FF pledges to push for EU single mortgage market
Fianna Fáil is promising any candidates elected to the European Parliament will push for an EU mortgage market.
Ireland has some of the highest mortgage interest rates in Europe, averaging more than 3pc.
The party's manifesto argues that if Irish home-buyers were able to obtain a mortgage from another EU country it would drive down prices.
Similarly they want to create an EU-wide insurance market in the hope that extra competition would open more options for consumers.
Ireland South candidate Billy Kelleher said it's already the policy of the EU Commission to move in this direction for mortgages.
"Clearly Irish interest rates are twice the EU average, it's putting huge pressure on our economy and it's a massive burden for families.
"If we were proactive on the Irish side, I think we'd be pushing an open door in Brussels," the Cork TD said.
The manifesto says the EU has "an important part to play in promising competition and driving down costs for borrowers".
On insurance costs, Mr Kelleher said the "challenge" would be to ensure companies from outside of Ireland would have a "critical interest" registered here.
"We have bad experiences in the past," he said, referencing situations where foreign insurance companies have left the market suddenly.
"There is an issue here where we have the perception of being uncompetitive.

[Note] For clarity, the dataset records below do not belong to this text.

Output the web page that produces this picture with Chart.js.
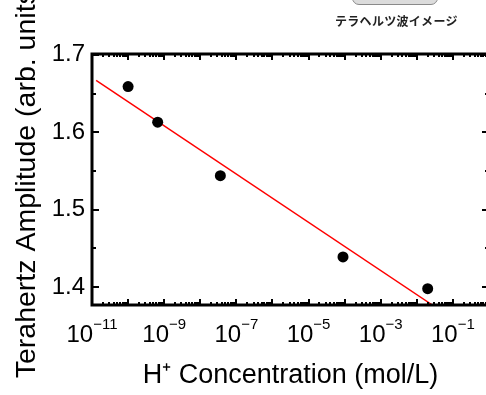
<!DOCTYPE html>
<html>
<head>
<meta charset="utf-8">
<script src="https://cdn.jsdelivr.net/npm/chart.js@4"></script>
<style>
html, body { margin: 0; padding: 0; background: #fff; overflow: hidden; }
#wrap { position: relative; width: 486px; height: 395px; overflow: hidden; }
#chart { position: absolute; left: 0; top: 0; width: 495px; height: 395px; }
#btn { position: absolute; left: 352px; top: -14px; width: 84px; height: 17px; border: 1px solid #8a8a8a; border-radius: 7px; background: #dcdcdc; }
#cap { position: absolute; left: 335px; top: 12px; font: bold 12px "Noto Sans CJK JP"; color: #222; letter-spacing: 0.3px; }
</style>
</head>
<body>
<div id="wrap">
  <canvas id="chart" width="495" height="395"></canvas>
  <div id="btn"></div>
  <div id="cap">テラヘルツ波イメージ</div>
</div>
<script>
// measured points
const concentration = [1.0e-10, 6.6e-10, 3.6e-8, 9.0e-5, 2.0e-2]
const amplitude = [1.659, 1.613, 1.544, 1.439, 1.398]

// fitted line (end points)
const fitX = [1.3e-11, 2.7e-2]
const fitY = [1.667, 1.377]

// axis ticks
const yTicks = [1.4, 1.5, 1.6, 1.7]
const yMinorTicks = [1.45, 1.55, 1.65]
const xTickExponents = [-11, -9, -7, -5, -3, -1]

const FONT = '"Liberation Sans", Arial, sans-serif'

// inward ticks, box frame and 10^n labels
const frame = {
    id: 'frame',
    afterDraw(chart) {
        const { ctx, chartArea: a, scales: { x, y } } = chart
        ctx.save()
        ctx.strokeStyle = '#000'
        ctx.lineWidth = 2
        ctx.beginPath()
        for (let e = -11; e <= 0; e++) {
            for (let m = 1; m < 10; m++) {
                const v = m * Math.pow(10, e)
                if (v > x.max) break
                const px = Math.round(x.getPixelForValue(v))
                const len = m === 1 ? 6 : 3
                ctx.moveTo(px, a.bottom)
                ctx.lineTo(px, a.bottom - len)
                ctx.moveTo(px, a.top)
                ctx.lineTo(px, a.top + len)
            }
        }
        yTicks.concat(yMinorTicks).forEach((v) => {
            const py = Math.round(y.getPixelForValue(v))
            const len = yTicks.includes(v) ? 7 : 4
            ctx.moveTo(a.left, py)
            ctx.lineTo(a.left + len, py)
            ctx.moveTo(a.right, py)
            ctx.lineTo(a.right - len, py)
        })
        ctx.stroke()
        ctx.lineWidth = 3
        ctx.strokeRect(a.left, a.top, a.right - a.left, a.bottom - a.top)

        ctx.fillStyle = '#000'
        ctx.textBaseline = 'alphabetic'
        ctx.textAlign = 'left'
        xTickExponents.forEach((e) => {
            const px = x.getPixelForValue(Math.pow(10, e))
            const sup = '\u2212' + Math.abs(e)
            ctx.font = '24px ' + FONT
            const wb = ctx.measureText('10').width
            ctx.font = '15px ' + FONT
            const ws = ctx.measureText(sup).width
            const left = px - (wb + ws) / 2
            ctx.font = '24px ' + FONT
            ctx.fillText('10', left, 342)
            ctx.font = '15px ' + FONT
            ctx.fillText(sup, left + wb, 329)
        })
        ctx.restore()
    }
}

const ctx0 = document.getElementById('chart')

const chart = new Chart(ctx0, {
    type: 'scatter',
    data: {
        datasets: [
            {
                label: 'data',
                data: concentration.map((c, i) => ({ x: c, y: amplitude[i] })),
                backgroundColor: '#000',
                borderWidth: 0,
                pointRadius: 5.5,
                pointHoverRadius: 5.5
            },
            {
                label: 'fit',
                data: fitX.map((c, i) => ({ x: c, y: fitY[i] })),
                showLine: true,
                borderColor: '#ff0000',
                borderWidth: 1.5,
                pointRadius: 0,
                pointHoverRadius: 0
            }
        ]
    },
    options: {
        responsive: false,
        animation: false,
        layout: { padding: { top: 54, right: 6, bottom: 0, left: 0 } },
        plugins: {
            legend: { display: false },
            tooltip: { enabled: false }
        },
        scales: {
            x: {
                type: 'logarithmic',
                min: 1e-11,
                max: 1,
                grid: { display: false, drawTicks: false },
                border: { display: false },
                ticks: { display: false },
                title: {
                    display: true,
                    text: 'H\u207A Concentration (mol/L)',
                    color: '#000',
                    font: { family: FONT, size: 27 },
                    padding: { top: 0, bottom: 3 }
                },
                afterFit: (s) => { s.height = 90 }
            },
            y: {
                min: 1.377,
                max: 1.701,
                grid: { display: false, drawTicks: false },
                border: { display: false },
                afterBuildTicks: (s) => { s.ticks = yTicks.map((v) => ({ value: v })) },
                ticks: {
                    color: '#000',
                    font: { family: FONT, size: 24 },
                    padding: 7,
                    callback: (v) => v.toFixed(1)
                },
                title: {
                    display: true,
                    text: 'Terahertz Amplitude (arb. units)',
                    color: '#000',
                    font: { family: FONT, size: 28.5 },
                    padding: { top: 10, bottom: 0 }
                },
                afterFit: (s) => { s.width = 92 }
            }
        }
    },
    plugins: [frame]
})
</script>
</body>
</html>
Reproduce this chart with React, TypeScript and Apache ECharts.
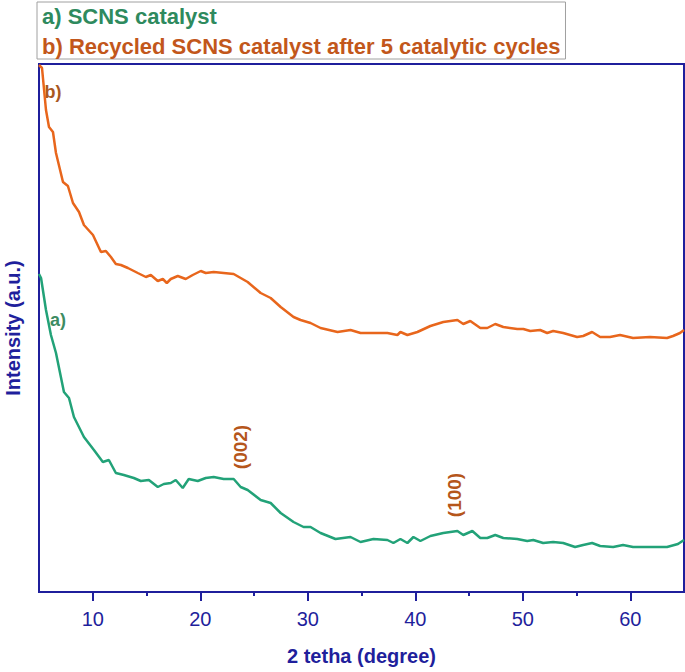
import React from "react";
import * as echarts from "echarts";

// 2θ (degree) / intensity (a.u.)
const recycledX = [
  5.0, 5.28, 5.65, 5.93, 6.3, 6.58, 7.23, 7.69, 8.16, 8.72, 9.18, 10.02, 10.76, 11.22, 11.69,
  12.15, 12.62, 13.27, 14.19, 14.94, 15.4, 16.05, 16.52, 16.89, 17.26, 17.91, 18.65, 19.3,
  20.05, 20.51, 21.25, 22.18, 23.11, 23.76, 24.41, 25.62, 26.55, 27.48, 28.68, 29.33, 30.26,
  31.19, 32.77, 33.98, 34.91, 36.11, 37.41, 38.34, 38.62, 39.27, 40.2, 41.41, 42.61, 43.92,
  44.47, 45.12, 46.05, 46.7, 47.44, 48.19, 49.49, 50.05, 50.7, 51.62, 52.27, 52.83, 53.76,
  55.06, 55.62, 56.45, 57.2, 58.12, 59.05, 60.26, 61.84, 63.42, 63.98, 64.63, 65.0,
];
const recycledY = [
  527, 524, 482, 465, 460, 439, 410, 406, 389, 380, 367, 357, 340, 341, 335,
  328, 327, 324, 319, 315, 317, 311, 313, 309, 313, 316, 313, 317,
  321, 319, 320, 319, 318, 314, 310, 299, 294, 285, 275, 272, 269,
  264, 260, 262, 259, 259, 259, 257, 260, 257, 260, 266, 270, 272,
  268, 271, 264, 264, 268, 265, 263, 263, 261, 262, 259, 261, 259,
  255, 256, 260, 255, 255, 257, 254, 255, 254, 256, 259, 262,
];

const freshX = [
  5.0, 5.19, 5.65, 6.11, 6.58, 7.32, 7.79, 8.25, 9.18, 10.11, 10.94, 11.5, 12.15, 12.89,
  13.82, 14.47, 15.22, 16.05, 16.61, 17.26, 17.72, 18.37, 18.93, 19.77, 20.51, 21.25, 22.18,
  23.11, 23.76, 24.41, 25.62, 26.55, 27.48, 28.68, 29.61, 30.26, 31.19, 32.58, 33.98, 34.91,
  36.11, 37.41, 37.97, 38.62, 39.27, 39.83, 40.48, 41.41, 42.61, 43.92, 44.47, 45.31, 46.05,
  46.7, 47.44, 48.19, 49.49, 50.42, 50.98, 51.9, 52.83, 53.76, 54.87, 55.62, 56.45, 57.2,
  58.41, 59.33, 60.26, 61.84, 63.42, 64.44, 65.0,
];
const freshY = [
  318, 314, 282, 257, 239, 200, 194, 175, 155, 142, 130, 132, 119, 117,
  114, 111, 112, 105, 108, 109, 112, 104, 113, 111, 114, 115, 113,
  113, 105, 102, 92, 89, 79, 70, 65, 65, 59, 53, 55, 50,
  53, 52, 49, 53, 49, 55, 51, 56, 59, 61, 57, 61, 54,
  54, 57, 54, 53, 51, 52, 49, 50, 49, 45, 47, 49, 46,
  45, 47, 45, 45, 45, 48, 52,
];

const majorTicks = [10, 20, 30, 40, 50, 60];
const minorTicks = [15, 25, 35, 45, 55];
const seriesNames = ["a) SCNS catalyst", "b) Recycled SCNS catalyst after 5 catalytic cycles"];

const AXIS = "#1f1f9c";
const GREEN = "#22a278";
const ORANGE = "#e8661c";

export default function App() {
  const ref = React.useRef<HTMLDivElement>(null);

  React.useEffect(() => {
    document.body.style.margin = "0";
    if (!ref.current) return;
    const chart = echarts.init(ref.current, null, { renderer: "svg" });
    const font = "Liberation Sans, Arial, sans-serif";

    const option: echarts.EChartsOption = {
      animation: false,
      backgroundColor: "#fff",
      textStyle: { fontFamily: font },
      grid: {
        left: 39, right: 1, top: 64, bottom: 80,
        outerBoundsMode: "none",
        show: true, borderColor: AXIS, borderWidth: 2, backgroundColor: "transparent",
      } as any,
      legend: {
        orient: "vertical",
        left: 37, top: 2,
        icon: "none",
        itemWidth: 0,
        itemGap: 8,
        padding: [3, 5, 2, 0],
        borderColor: "#a0a0a0",
        borderWidth: 1,
        selectedMode: false,
        textStyle: { fontSize: 22, fontWeight: "bold", fontFamily: font },
        data: [
          { name: seriesNames[0], textStyle: { color: "#2e8a5e" } },
          { name: seriesNames[1], textStyle: { color: "#c2571b" } },
        ],
      },
      xAxis: [
        {
          type: "value", min: 5, max: 65,
          name: "2 tetha (degree)", nameLocation: "middle", nameGap: 54,
          nameTextStyle: { color: AXIS, fontSize: 20, fontWeight: "bold" },
          axisLine: { lineStyle: { color: AXIS, width: 2 } },
          axisTick: { customValues: majorTicks, length: 9, lineStyle: { color: AXIS, width: 2 } },
          axisLabel: { customValues: majorTicks, color: AXIS, fontSize: 20, margin: 17 },
          splitLine: { show: false },
        },
        {
          type: "value", min: 5, max: 65, position: "bottom",
          axisLine: { show: false },
          axisTick: { customValues: minorTicks, length: 4, lineStyle: { color: AXIS, width: 2 } },
          axisLabel: { show: false },
          splitLine: { show: false },
        },
      ],
      yAxis: {
        type: "value", min: 0, max: 528,
        name: "Intensity (a.u.)", nameLocation: "middle", nameGap: 16,
        nameTextStyle: { color: AXIS, fontSize: 20, fontWeight: "bold" },
        axisLine: { show: true, lineStyle: { color: AXIS, width: 2 } },
        axisTick: { show: false },
        axisLabel: { show: false },
        splitLine: { show: false },
      },
      series: [
        {
          name: seriesNames[0], type: "line", showSymbol: false,
          data: freshX.map((x, i) => [x, freshY[i]]),
          lineStyle: { color: GREEN, width: 2.5 }, itemStyle: { color: GREEN },
        },
        {
          name: seriesNames[1], type: "line", showSymbol: false,
          data: recycledX.map((x, i) => [x, recycledY[i]]),
          lineStyle: { color: ORANGE, width: 2.5 }, itemStyle: { color: ORANGE },
        },
      ],
      graphic: [
        { type: "text", x: 53, y: 92, style: { text: "b)", fill: "#a9581f", font: `bold 18px ${font}`, align: "center", verticalAlign: "middle" } },
        { type: "text", x: 58, y: 320, style: { text: "a)", fill: "#3d8c62", font: `bold 18px ${font}`, align: "center", verticalAlign: "middle" } },
        { type: "text", x: 240, y: 447, rotation: Math.PI / 2, style: { text: "(002)", fill: "#b5561b", font: `bold 19px ${font}`, align: "center", verticalAlign: "middle" } },
        { type: "text", x: 454, y: 495, rotation: Math.PI / 2, style: { text: "(100)", fill: "#b5561b", font: `bold 19px ${font}`, align: "center", verticalAlign: "middle" } },
      ],
    };

    chart.setOption(option);
    return () => chart.dispose();
  }, []);

  return <div ref={ref} style={{ width: 685, height: 672 }} />;
}
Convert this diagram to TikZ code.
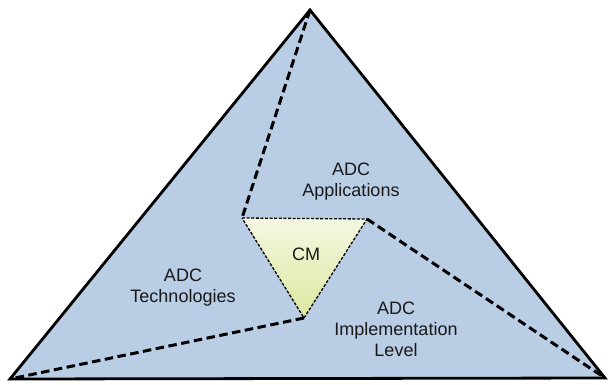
\documentclass[tikz,border=0pt]{standalone}
\usepackage{fontspec}
\setmainfont{Liberation Sans}
\definecolor{areaBlue}{HTML}{B9CDE5}
\definecolor{coreTop}{HTML}{F4F7E2}
\definecolor{coreBottom}{HTML}{DCE89E}

\tikzstyle{area} = [fill=areaBlue, draw=black, line width=2.8pt, line join=miter]
\tikzstyle{border} = [draw=black, line width=3pt, dash pattern=on 8.5pt off 4.5pt]
\tikzstyle{core} = [top color=coreTop, bottom color=coreBottom, draw=black, line width=1.3pt, dash pattern=on 3pt off 1.6pt]
\tikzstyle{areaText} = [align=center, text=black!90, font={\fontsize{18}{21}\selectfont}]

\begin{document}
\begin{tikzpicture}[x=1pt, y=-1pt]
            \useasboundingbox (0,0) rectangle (608,384);
            \coordinate (top) at (310,10);
            \coordinate (left) at (10,379);
            \coordinate (right) at (605,378);
            \coordinate (cmL) at (242,218);
            \coordinate (cmR) at (367,219);
            \coordinate (cmB) at (304,318);
            \draw[area] (top) -- (right) -- (left) -- cycle;
            \draw[core] (cmL) -- (cmR) -- (cmB) -- cycle;
            \draw[border] (top) -- (cmL);
            \draw[border] (cmR) -- (right);
            \draw[border] (cmB) -- (left);
            \node[areaText] (CM) at (306,254) {CM};
            \node[areaText] (app) at (351,182) {ADC\\Applications};
            \node[areaText] (tech) at (183,288) {ADC\\Technologies};
            \node[areaText] (impl) at (396,329) {ADC\\Implementation\\Level};
        \end{tikzpicture}
\end{document}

The EU is carrying out investigations. We'd be looking for a speedy resolution, that findings would be published and acted upon."
The manifesto says the EU can play a role in fostering more competition.
"EU-wide data sharing, standardised monitoring and regulations should be rolled out to encourage more companies into the market in Ireland," it says.
Fianna Fáil leader Micheál Martin launched his party's campaign earlier this week by setting a target to win at least three MEP seats.
Among the other manifesto promises are efforts to regulate technology companies and protect children from online pornography and gambling. On Brexit, the party says the UK should be given "time and space" to move forward.